Sir Gerry duly embarked on a heavy retrenchment of the business which attracted headlines when he fired David Plowright, the chairman of Granada TV.
His dismissal sparked an angry letter to The Guardian from more than 100 leading writers, directors and producers, including Alan Bennett, Alan Bleasdale, Harold Pinter and John Cleese, who followed this up with an infamous fax to Sir Gerry: “Dear Gerry Robinson, F*** off out of it, you ignorant upstart caterer. Best wishes, John Cleese.”
Sir Gerry’s response was that “I’m obviously a bigger fan of his than he is of me” and subsequently took the actor out to lunch.
In 1994, Granada bought another ITV franchisee, London Weekend Television, for £770m following a fiercely-fought takeover battle.
This was the precursor, the following year, for the most dramatic move of Sir Gerry’s career: a hostile takeover bid for Forte, the hotels and restaurants empire.

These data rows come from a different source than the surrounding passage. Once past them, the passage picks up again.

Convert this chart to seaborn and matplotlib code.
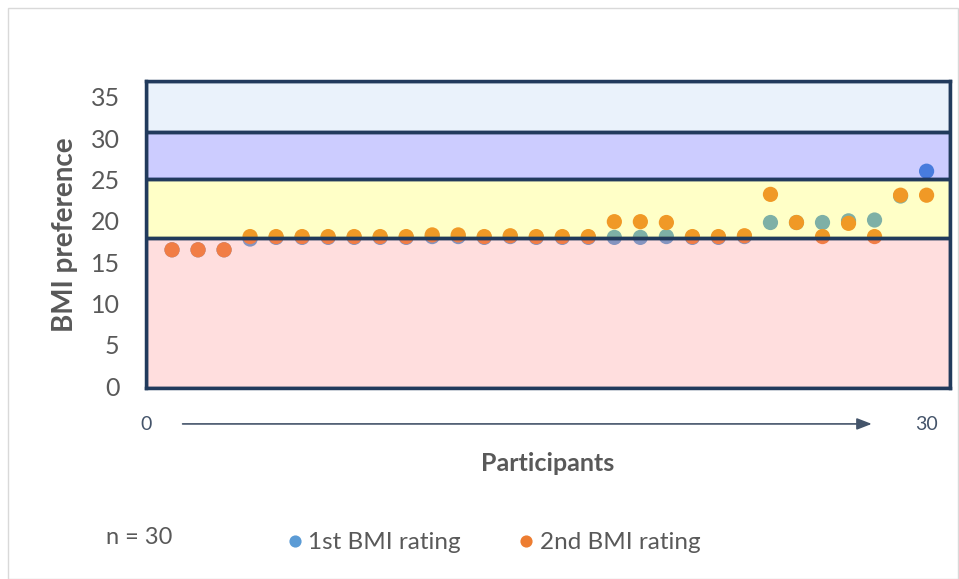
import seaborn as sns
import matplotlib.pyplot as plt
import matplotlib.transforms as mtransforms
from matplotlib.patches import Rectangle
import pandas as pd

# BMI preference per participant
participants = list(range(1, 31))
first_rating = [16.5, 16.5, 16.5, 17.8, 18.0, 18.0, 18.0, 18.0, 18.0, 18.0,
                18.1, 18.1, 18.0, 18.1, 18.0, 18.0, 18.0, 18.0, 18.0, 18.1,
                18.0, 18.0, 18.1, 19.8, 19.8, 19.8, 20.0, 20.1, 23.0, 26.0]
second_rating = [16.5, 16.5, 16.5, 18.1, 18.1, 18.1, 18.1, 18.1, 18.1, 18.1,
                 18.3, 18.3, 18.1, 18.2, 18.1, 18.1, 18.1, 19.9, 19.9, 19.8,
                 18.1, 18.1, 18.2, 23.2, 19.8, 18.1, 19.7, 18.1, 23.1, 23.1]
series_names = ['1st BMI rating', '2nd BMI rating']

# BMI category bands (lower, upper, colour)
band_edges = [-0.2, 17.9, 25.0, 30.7, 36.9]
band_colors = [(1.0, 0.5, 0.5, 0.26), (1.0, 1.0, 0.0, 0.22),
               (0.0, 0.0, 1.0, 0.2), (0.1, 0.45, 0.85, 0.09)]

df = pd.DataFrame({
    'Participant': participants * 2,
    'BMI': first_rating + second_rating,
    'Rating': [series_names[0]] * 30 + [series_names[1]] * 30,
})

sns.set_style('white')
plt.rcParams['font.family'] = ['Lato', 'DejaVu Sans']

fig = plt.figure(figsize=(9.59, 5.79), dpi=100)
ax = fig.add_axes([146 / 959, 1 - 388 / 579, (950 - 146) / 959, (388 - 81) / 579])

sns.scatterplot(data=df, x='Participant', y='BMI', hue='Rating',
                palette=['#5B9BD5', '#ED7D31'], s=120, linewidth=0,
                ax=ax, zorder=2)

navy = '#213A5C'
for lo, hi, c in zip(band_edges[:-1], band_edges[1:], band_colors):
    ax.axhspan(lo, hi, facecolor=c, edgecolor=navy, linewidth=2.5, zorder=3)

ax.set_xlim(0, 30.9)
ax.set_ylim(band_edges[0], band_edges[-1])
ax.set_yticks(range(0, 40, 5))
ax.tick_params(axis='y', length=0, labelsize=18, labelcolor='#595959', pad=19)
ax.set_xticks([0, 30])
ax.tick_params(axis='x', length=0, labelsize=14, labelcolor='#44546A', pad=20)
for sp in ax.spines.values():
    sp.set_color(navy)
    sp.set_linewidth(2.5)
    sp.set_zorder(4)

ax.set_ylabel('BMI preference', fontsize=20, fontweight='bold', color='#595959', labelpad=9)
ax.set_xlabel('Participants', fontsize=18, fontweight='bold', color='#595959', labelpad=14)

# arrow along the participant axis
trans = mtransforms.blended_transform_factory(ax.transData, ax.transAxes)
ax.annotate('', xy=(28.0, -0.117), xytext=(1.3, -0.117), xycoords=trans, textcoords=trans,
            arrowprops=dict(arrowstyle='-|>,head_length=0.9,head_width=0.35',
                            color='#44546A', lw=1.2), annotation_clip=False)

sns.move_legend(ax, 'center', bbox_to_anchor=(0.506, 0.063),
                bbox_transform=fig.transFigure, ncol=2, frameon=False, title=None,
                fontsize=17.5, handletextpad=-0.45, columnspacing=1.7, markerscale=0.8)
for t in ax.get_legend().get_texts():
    t.set_color('#595959')

fig.text(106 / 959, 1 - 538 / 579, 'n = 30', fontsize=17, color='#595959', va='center')

fig.patches.append(Rectangle((8 / 959, 0.0), 950 / 959, 1 - 8 / 579, transform=fig.transFigure,
                             fill=False, edgecolor='#D9D9D9', linewidth=1))

fig.savefig('out.png', dpi=100)
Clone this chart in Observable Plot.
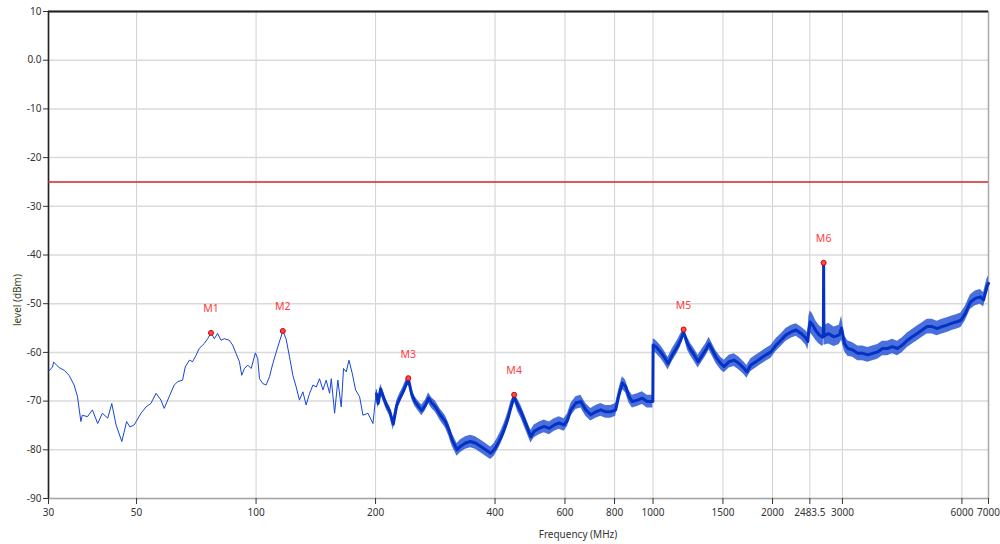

It was one of the most fiercely-fought takeover battles the City has seen before or since, with the two camps even duking it out on Christmas Day, sending out press releases rubbishing the other.
In early 1996 with the support of Forte’s biggest shareholder, Mercury Asset Management – headed by the tough Carole Galley, nicknamed ‘The Ice Maiden’ in the City – Granada won with a £3.9bn offer.
Debate still rages as to whether the deal created value for Granada shareholders.
Granada subsequently hived off its catering and motorway services business, which merged with Compass, while Granada itself ended up merging with rival ITV franchisee Carlton to form what is now ITV.
Another part of the business, the TV rentals arm, was merged with its great rival Radio Rentals.
Sir Rocco Forte, Forte’s chief executive at the time, subsequently disparaged Sir Gerry in an interview in 2005 with the Sunday Times: “Who cares two hoots about Gerry Robinson? What’s he done? What’s he left behind? Nothing.”
By then, Sir Gerry had become a member of the great and good, accepting an offer from Tony Blair to become head of Arts Council England and a knighthood.
He also served as chairman of the drinks giant Allied Domecq, of ITN and, for a time, of BskyB, the then parent company of Sky News.
Sir Gerry had also returned to Donegal, where he bought a 100-acre estate and from where in 2005 he launched an unsuccessful attempt to install himself as head of the services group Rentokil Initial, only to be rebuffed by the City.
He also made a string of TV series for the BBC including a revival of Troubleshooter, which had originally been presented by Sir John Harvey-Jones, the former ICI chief executive.
Other series included Can Gerry Robinson Fix the NHS?, Gerry Robinson’s Car Crash and Can’t Take It With You, which helped people how to write wills.
Sir Gerry’s passing is a reminder of times when City takeover battles made headlines in a way they seldom do today and when chief executives were positively encouraged to present themselves as big personalities, rather than the more self-effacing, modest characters their advisors seek to portray them as these days.
He was also unafraid, on one occasion, even to tacitly admit to one of the criticisms made during the takeover bid by Sir Rocco – that he was simply trying to buy the latter’s business for the sake of expansion.
One of Sir Gerry’s former advisers recalled today: “When asked for a sound-check for a video just after the Forte deal, back in the days when broadcasters didn’t leak your out-takes, he said ‘We just bought all these hotels – and we have no f***ing idea what we’re going to do with them!’
“And then he broke into gales of laughter. He was a very funny man.”